▼
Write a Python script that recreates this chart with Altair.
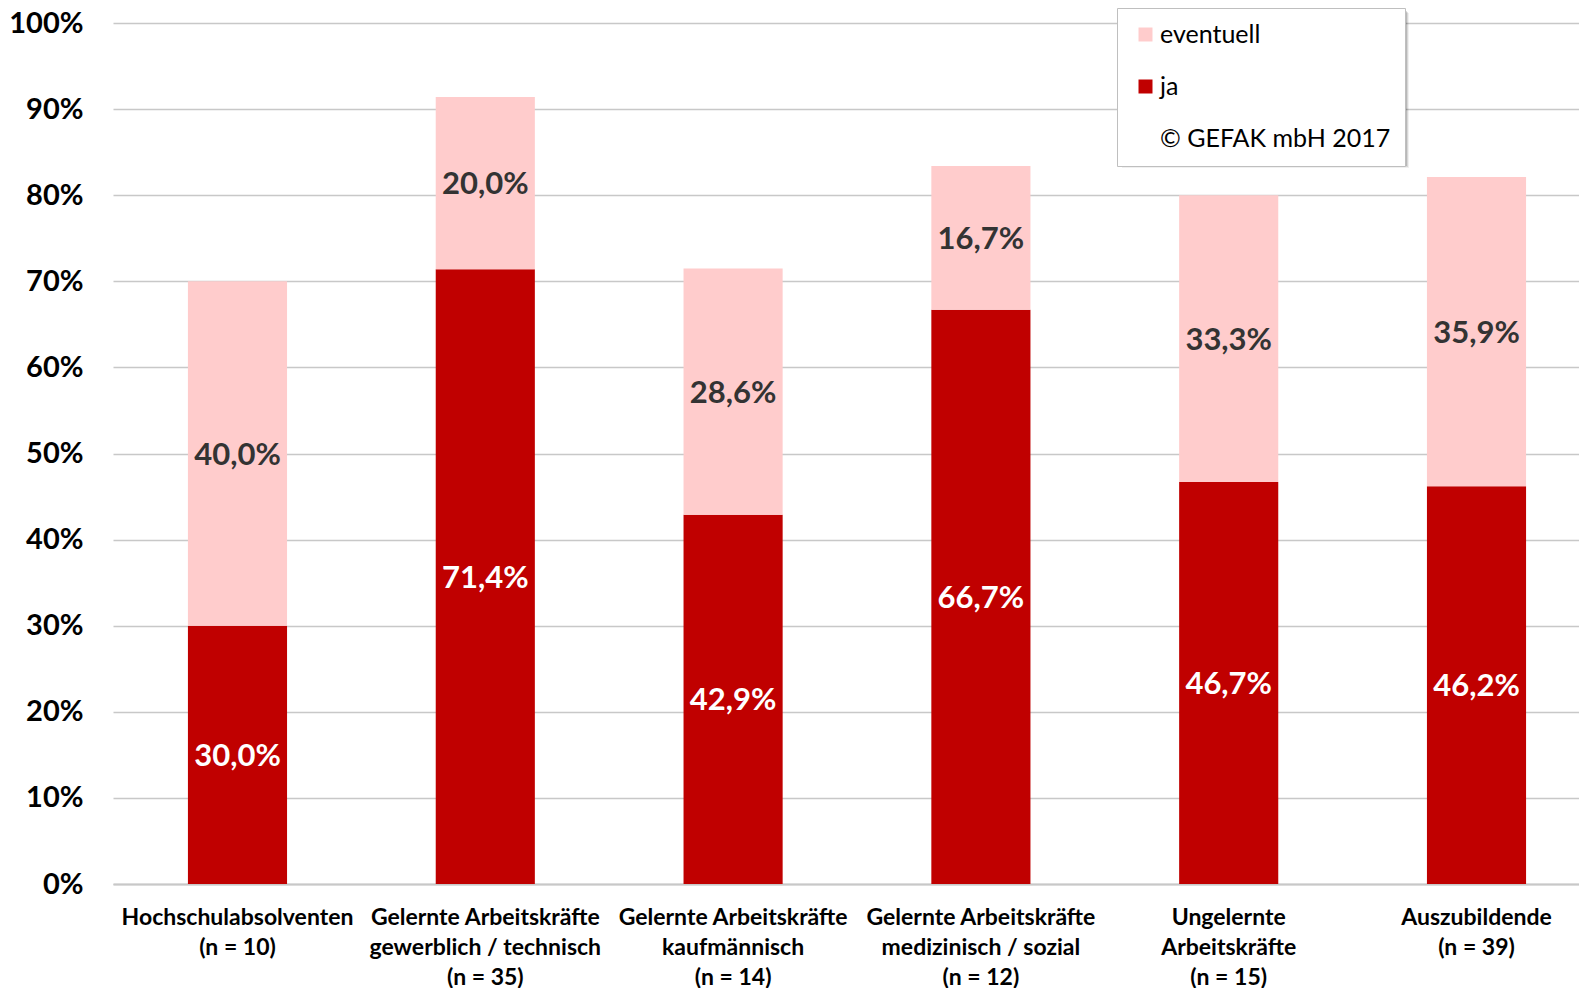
import altair as alt
import pandas as pd

# ---- data -------------------------------------------------------------
categories = [
    "Hochschulabsolventen|(n = 10)",
    "Gelernte Arbeitskräfte|gewerblich / technisch|(n = 35)",
    "Gelernte Arbeitskräfte|kaufmännisch|(n = 14)",
    "Gelernte Arbeitskräfte|medizinisch / sozial|(n = 12)",
    "Ungelernte|Arbeitskräfte|(n = 15)",
    "Auszubildende|(n = 39)",
]
ja = [30.0, 71.4, 42.9, 66.7, 46.7, 46.2]
eventuell = [40.0, 20.0, 28.6, 16.7, 33.3, 35.9]
series = ["eventuell", "ja"]
series_colors = ["#FFCCCC", "#C00000"]
legend_note = "© GEFAK mbH 2017"
y_ticks = [0, 0.1, 0.2, 0.3, 0.4, 0.5, 0.6, 0.7, 0.8, 0.9, 1.0]


def fmt(v):
    return f"{v:.1f}".replace(".", ",") + "%"


rows = []
for c, j, e in zip(categories, ja, eventuell):
    rows.append(dict(cat=c, serie="ja", value=j / 100, ord=0,
                     mid=j / 200, label=fmt(j)))
    rows.append(dict(cat=c, serie="eventuell", value=e / 100, ord=1,
                     mid=(j + e / 2) / 100, label=fmt(e)))
df = pd.DataFrame(rows)

FONT = "Lato"

# legend box placement (plot-area pixels) and its drop shadow
LEG_X, LEG_Y = 1004, -15
LEG_W, LEG_H = 287, 155

x_enc = alt.X(
    "cat:N",
    sort=categories,
    scale=alt.Scale(paddingInner=0.6, paddingOuter=0.258, align=0.586),
    axis=alt.Axis(
        title=None,
        labelExpr="split(datum.label, '|')",
        labelFont=FONT,
        labelFontWeight="bold",
        labelFontSize=23,
        labelColor="black",
        labelLineHeight=30,
        labelPadding=22,
        labelLimit=400,
        labelAngle=0,
        ticks=False,
        domainColor="#C8C8C8",
        domainWidth=2,
        grid=False,
    ),
)

bars = alt.Chart(df).mark_bar().encode(
    x=x_enc,
    y=alt.Y(
        "value:Q",
        stack="zero",
        scale=alt.Scale(domain=[0, 1], nice=False),
        axis=alt.Axis(
            title=None,
            format=".0%",
            values=y_ticks,
            labelFont=FONT,
            labelFontWeight="bold",
            labelFontSize=29,
            labelColor="black",
            labelPadding=30,
            ticks=False,
            domain=False,
            gridColor="#C8C8C8",
            gridWidth=1.5,
        ),
    ),
    color=alt.Color(
        "serie:N",
        scale=alt.Scale(domain=series + [legend_note],
                        range=series_colors + ["rgba(0,0,0,0)"]),
        legend=alt.Legend(
            title=None,
            orient="none",
            legendX=LEG_X,
            legendY=LEG_Y,
            direction="vertical",
            fillColor="white",
            strokeColor="#BFBFBF",
            padding=14,
            symbolType="square",
            symbolSize=196,
            symbolStrokeWidth=0,
            symbolOffset=2,
            labelFont=FONT,
            labelFontSize=25,
            labelColor="black",
            labelOffset=2,
            labelLimit=400,
            rowPadding=26,
        ),
    ),
    order=alt.Order("ord:Q", sort="ascending"),
)

text = alt.Chart(df).mark_text(
    font=FONT, fontWeight="bold", fontSize=31, baseline="middle", dy=2
).encode(
    x=alt.X("cat:N", sort=categories),
    y=alt.Y("mid:Q"),
    text="label:N",
    color=alt.when(alt.datum.serie == "ja")
    .then(alt.value("white"))
    .otherwise(alt.value("#333333")),
)

shadow_src = pd.DataFrame({"k": [0]})
shadows = [
    alt.Chart(shadow_src).mark_rect(color="#000000", opacity=op).encode(
        x=alt.value(LEG_X + off), x2=alt.value(LEG_X + LEG_W + off),
        y=alt.value(LEG_Y + off), y2=alt.value(LEG_Y + LEG_H + off),
    )
    for off, op in [(5, 0.06), (4, 0.1), (3, 0.14), (2, 0.14)]
]

chart = (
    alt.layer(bars, text, *shadows)
    .properties(
        width=1466,
        height=861,
        autosize=alt.AutoSizeParams(type="none"),
        padding={"left": 105, "top": 15, "right": 0, "bottom": 104},
    )
    .configure_view(stroke=None)
)

chart.save("out.html", embed_options={"renderer": "svg", "actions": False})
▲
Exactly as they appear, print the lines of the listing above from its first line through the line that contains "import pandas as pd", minus the pictures.

Write a Python script that recreates this chart with Altair.
import altair as alt
import pandas as pd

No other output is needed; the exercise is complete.